American parent company Fenway Sports Group's Billy Hogan has been appointed as Liverpool FC’s new commercial director.

Hogan will be making the switch to Merseyside from his current Boston-based role as managing director of Fenway Sports Management, the marketing arm of John Henry’s organisation.
The 37-year-old sports marketing executive will replace Graham Bartlett who parted company with the Reds in March after less than a year in the job.
Hogan has already worked on a number of Liverpool projects, including the record-breaking £25million per year kit deal with Warrior Sports. He has also been part of the team putting together Liverpool’s pre-season tour of North America.
The Reds declined to comment but it’s understood his appointment will be officially confirmed over the next week and the move is seen as a move to strengthen the management team at Anfield as a new stadium is now a major priority.

Meanwhile Liverpool Managing Director Ian Ayre says the Reds are continuing to explore both options open to them – building a new ground in Stanley Park or redeveloping Anfield.
The fact there has been no solution some 19 months after Fenway Sports Group’s takeover is a source of frustration for supporters.
Publication of the club’s accounts earlier this month highlighted that the failure to relocate to a new stadium during the previous regime of Tom Hicks and George Gillett had left Liverpool with a bill for £49.6million.

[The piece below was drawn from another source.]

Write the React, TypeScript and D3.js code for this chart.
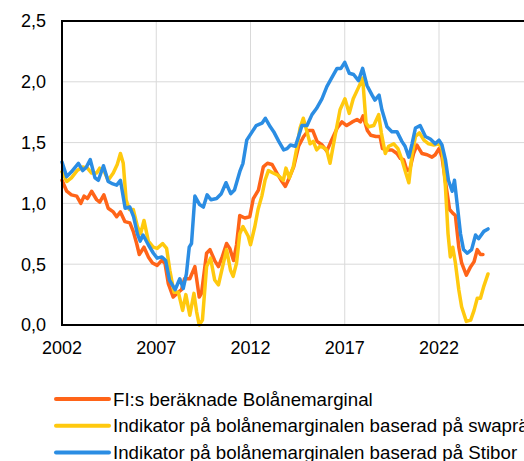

Hicks and Gillett had vowed to have ‘a spade in the ground within 60 days’ following their arrival in February 2007 but it never happened and their expensive plans have since been scrapped.
Planning permission still exists to build the stadium designed by Manchester architects AFL but obtaining a lucrative naming rights deal is crucial to subsidising the £300million project.
Ayre says talks with interested major companies are ongoing, while Liverpool are also continuing to assess whether refurbishing Anfield and increasing the capacity from 45,000 to around 60,000 is financially viable.
Redeveloping their current home has always been owner John W Henry’s preferred option but there are planning issues as well as problems buying up houses nearby.
“There is progress and we are still in dialogue on both fronts,” told the Liverpool Echo.